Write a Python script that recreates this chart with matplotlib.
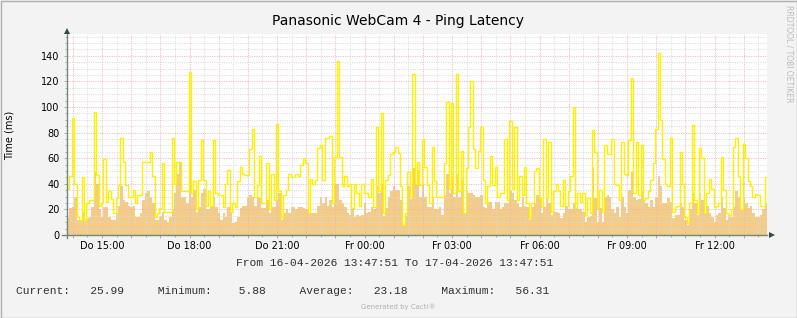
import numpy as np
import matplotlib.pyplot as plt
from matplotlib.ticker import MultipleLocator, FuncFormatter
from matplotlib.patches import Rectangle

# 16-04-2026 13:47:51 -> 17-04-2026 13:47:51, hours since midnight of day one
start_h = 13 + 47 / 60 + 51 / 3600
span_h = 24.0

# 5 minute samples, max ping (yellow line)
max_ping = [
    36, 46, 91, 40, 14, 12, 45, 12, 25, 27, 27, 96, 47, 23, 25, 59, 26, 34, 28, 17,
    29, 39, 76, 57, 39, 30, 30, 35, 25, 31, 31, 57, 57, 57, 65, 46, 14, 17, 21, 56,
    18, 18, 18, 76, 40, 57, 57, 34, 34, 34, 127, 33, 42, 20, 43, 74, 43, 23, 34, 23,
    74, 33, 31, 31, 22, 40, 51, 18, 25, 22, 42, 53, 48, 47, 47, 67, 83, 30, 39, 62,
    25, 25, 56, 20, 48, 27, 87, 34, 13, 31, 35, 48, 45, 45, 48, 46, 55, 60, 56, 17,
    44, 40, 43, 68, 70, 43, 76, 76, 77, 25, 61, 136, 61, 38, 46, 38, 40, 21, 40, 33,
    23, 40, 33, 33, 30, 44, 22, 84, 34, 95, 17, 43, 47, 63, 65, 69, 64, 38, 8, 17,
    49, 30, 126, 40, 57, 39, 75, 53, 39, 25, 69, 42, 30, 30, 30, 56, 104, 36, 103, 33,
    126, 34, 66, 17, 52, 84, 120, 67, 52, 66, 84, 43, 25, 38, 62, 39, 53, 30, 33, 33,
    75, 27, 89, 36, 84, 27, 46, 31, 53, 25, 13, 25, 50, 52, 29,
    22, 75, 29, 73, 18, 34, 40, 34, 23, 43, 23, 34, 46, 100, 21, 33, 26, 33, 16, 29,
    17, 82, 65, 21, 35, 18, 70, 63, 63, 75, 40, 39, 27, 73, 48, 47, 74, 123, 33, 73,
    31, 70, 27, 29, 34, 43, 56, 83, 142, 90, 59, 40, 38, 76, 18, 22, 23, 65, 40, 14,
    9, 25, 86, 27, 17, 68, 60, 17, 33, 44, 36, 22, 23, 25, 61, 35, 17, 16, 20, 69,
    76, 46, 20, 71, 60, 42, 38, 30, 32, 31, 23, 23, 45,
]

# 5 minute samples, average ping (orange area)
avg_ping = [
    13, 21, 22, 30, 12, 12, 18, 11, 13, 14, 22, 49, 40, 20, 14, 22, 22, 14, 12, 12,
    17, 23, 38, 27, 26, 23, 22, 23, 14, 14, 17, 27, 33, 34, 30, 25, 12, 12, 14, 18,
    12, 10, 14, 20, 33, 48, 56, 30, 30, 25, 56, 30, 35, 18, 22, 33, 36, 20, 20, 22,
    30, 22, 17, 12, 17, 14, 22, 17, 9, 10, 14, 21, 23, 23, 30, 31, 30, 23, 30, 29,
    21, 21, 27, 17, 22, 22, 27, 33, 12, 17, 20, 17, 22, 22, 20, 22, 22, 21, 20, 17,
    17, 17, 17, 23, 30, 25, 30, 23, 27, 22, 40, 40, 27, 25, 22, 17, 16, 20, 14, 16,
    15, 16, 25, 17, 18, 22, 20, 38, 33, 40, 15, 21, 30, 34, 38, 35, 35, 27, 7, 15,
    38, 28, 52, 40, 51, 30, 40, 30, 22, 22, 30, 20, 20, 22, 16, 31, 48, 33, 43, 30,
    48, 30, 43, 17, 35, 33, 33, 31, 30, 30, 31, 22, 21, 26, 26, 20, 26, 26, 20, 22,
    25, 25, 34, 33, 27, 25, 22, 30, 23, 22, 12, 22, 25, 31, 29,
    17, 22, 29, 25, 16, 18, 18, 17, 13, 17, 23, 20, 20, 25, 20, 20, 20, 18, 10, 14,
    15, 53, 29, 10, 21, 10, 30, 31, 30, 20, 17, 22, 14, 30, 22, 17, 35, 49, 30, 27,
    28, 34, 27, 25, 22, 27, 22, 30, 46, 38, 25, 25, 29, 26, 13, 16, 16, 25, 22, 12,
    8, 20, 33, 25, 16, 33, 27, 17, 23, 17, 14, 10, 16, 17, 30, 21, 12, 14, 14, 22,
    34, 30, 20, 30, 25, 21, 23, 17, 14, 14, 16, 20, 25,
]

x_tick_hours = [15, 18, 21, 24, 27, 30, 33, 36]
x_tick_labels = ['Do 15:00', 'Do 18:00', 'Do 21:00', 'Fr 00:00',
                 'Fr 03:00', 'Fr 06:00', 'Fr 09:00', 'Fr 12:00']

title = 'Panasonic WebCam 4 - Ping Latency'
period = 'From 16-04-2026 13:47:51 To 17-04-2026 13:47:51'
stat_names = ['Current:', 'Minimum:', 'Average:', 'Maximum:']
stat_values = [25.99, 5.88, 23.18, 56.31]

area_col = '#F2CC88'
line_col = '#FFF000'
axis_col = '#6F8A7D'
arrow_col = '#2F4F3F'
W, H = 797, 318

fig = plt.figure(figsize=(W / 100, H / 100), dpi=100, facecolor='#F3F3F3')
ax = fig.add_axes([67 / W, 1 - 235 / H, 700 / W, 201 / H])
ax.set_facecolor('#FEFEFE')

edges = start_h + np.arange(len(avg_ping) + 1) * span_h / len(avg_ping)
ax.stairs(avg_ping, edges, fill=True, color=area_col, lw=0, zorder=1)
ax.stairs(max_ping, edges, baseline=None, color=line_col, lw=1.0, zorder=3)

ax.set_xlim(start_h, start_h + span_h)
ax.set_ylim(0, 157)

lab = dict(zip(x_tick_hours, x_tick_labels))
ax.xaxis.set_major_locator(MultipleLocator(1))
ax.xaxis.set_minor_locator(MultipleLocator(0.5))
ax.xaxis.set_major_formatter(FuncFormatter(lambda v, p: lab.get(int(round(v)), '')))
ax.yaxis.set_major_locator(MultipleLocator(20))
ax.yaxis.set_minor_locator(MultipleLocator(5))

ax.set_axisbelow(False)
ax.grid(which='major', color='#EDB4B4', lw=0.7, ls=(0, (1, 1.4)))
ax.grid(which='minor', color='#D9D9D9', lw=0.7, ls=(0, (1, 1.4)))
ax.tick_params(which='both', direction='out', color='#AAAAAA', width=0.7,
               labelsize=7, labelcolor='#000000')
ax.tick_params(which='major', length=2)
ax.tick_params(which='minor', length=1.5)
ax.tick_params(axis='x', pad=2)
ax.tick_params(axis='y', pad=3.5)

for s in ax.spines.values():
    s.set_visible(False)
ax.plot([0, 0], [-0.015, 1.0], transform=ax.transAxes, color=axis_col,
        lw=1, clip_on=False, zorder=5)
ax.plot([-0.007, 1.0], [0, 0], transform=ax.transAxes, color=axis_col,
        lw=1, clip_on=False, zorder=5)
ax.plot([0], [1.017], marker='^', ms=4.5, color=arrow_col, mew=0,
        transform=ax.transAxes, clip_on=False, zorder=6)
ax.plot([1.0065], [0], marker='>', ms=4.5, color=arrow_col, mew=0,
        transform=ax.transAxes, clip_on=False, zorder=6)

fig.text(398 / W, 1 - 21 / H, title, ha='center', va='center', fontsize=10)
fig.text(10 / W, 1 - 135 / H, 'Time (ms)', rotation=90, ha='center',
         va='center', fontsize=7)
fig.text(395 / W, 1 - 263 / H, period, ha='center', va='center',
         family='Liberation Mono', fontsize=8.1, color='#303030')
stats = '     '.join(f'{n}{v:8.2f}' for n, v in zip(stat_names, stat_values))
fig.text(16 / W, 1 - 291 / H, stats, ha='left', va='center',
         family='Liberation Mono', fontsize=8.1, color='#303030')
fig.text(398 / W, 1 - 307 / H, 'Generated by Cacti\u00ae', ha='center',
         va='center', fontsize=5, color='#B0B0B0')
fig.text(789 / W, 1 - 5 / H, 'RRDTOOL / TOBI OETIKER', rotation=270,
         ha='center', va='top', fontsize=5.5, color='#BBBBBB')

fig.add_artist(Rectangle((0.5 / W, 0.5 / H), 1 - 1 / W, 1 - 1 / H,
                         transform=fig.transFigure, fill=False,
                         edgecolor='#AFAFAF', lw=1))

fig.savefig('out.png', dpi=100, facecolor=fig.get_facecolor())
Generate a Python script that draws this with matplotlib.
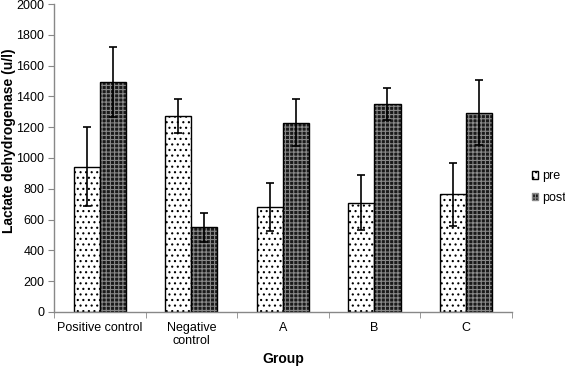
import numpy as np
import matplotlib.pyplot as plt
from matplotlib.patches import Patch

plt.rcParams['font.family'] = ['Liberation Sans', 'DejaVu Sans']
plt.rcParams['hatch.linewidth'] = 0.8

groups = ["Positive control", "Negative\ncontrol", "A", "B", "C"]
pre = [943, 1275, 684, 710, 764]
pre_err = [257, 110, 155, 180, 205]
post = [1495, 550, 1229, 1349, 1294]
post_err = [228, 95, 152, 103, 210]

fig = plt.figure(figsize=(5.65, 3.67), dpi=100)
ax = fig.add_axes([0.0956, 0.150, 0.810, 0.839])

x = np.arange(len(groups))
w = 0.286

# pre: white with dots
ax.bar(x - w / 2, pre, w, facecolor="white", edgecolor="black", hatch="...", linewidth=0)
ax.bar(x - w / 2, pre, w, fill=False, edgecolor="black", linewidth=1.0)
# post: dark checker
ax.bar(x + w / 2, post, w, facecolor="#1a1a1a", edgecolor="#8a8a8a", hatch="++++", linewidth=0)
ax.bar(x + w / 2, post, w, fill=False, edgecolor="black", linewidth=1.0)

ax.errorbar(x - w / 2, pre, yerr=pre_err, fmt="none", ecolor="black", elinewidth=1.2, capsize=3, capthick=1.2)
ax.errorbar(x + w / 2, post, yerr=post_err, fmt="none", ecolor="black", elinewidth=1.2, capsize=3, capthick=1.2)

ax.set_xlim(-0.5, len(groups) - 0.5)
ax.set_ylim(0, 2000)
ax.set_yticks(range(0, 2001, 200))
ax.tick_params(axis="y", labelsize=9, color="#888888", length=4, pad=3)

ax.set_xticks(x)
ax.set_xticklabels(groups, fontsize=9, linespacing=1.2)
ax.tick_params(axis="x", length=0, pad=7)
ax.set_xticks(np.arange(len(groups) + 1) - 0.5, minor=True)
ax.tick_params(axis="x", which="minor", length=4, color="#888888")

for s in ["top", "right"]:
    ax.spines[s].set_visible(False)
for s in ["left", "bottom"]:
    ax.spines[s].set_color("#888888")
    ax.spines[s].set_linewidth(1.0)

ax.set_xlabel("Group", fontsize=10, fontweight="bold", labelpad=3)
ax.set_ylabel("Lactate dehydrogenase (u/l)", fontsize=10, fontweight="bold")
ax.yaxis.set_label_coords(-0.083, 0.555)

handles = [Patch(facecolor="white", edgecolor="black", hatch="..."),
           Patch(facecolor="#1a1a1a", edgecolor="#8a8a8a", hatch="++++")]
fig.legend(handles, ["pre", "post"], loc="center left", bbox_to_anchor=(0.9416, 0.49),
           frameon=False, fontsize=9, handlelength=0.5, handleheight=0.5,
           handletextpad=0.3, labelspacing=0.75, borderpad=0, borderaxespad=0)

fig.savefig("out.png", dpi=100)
********
## AIM OF THE TASK
Write out exactly the opening lines of the data, stopping after the line that holds "from matplotlib.patches import Rectangle". Exclude pictures.

## WRITTEN ANSWER
Write a Python script that recreates this chart with matplotlib.
import numpy as np
import matplotlib.pyplot as plt
from matplotlib.ticker import MultipleLocator, FuncFormatter
from matplotlib.patches import Rectangle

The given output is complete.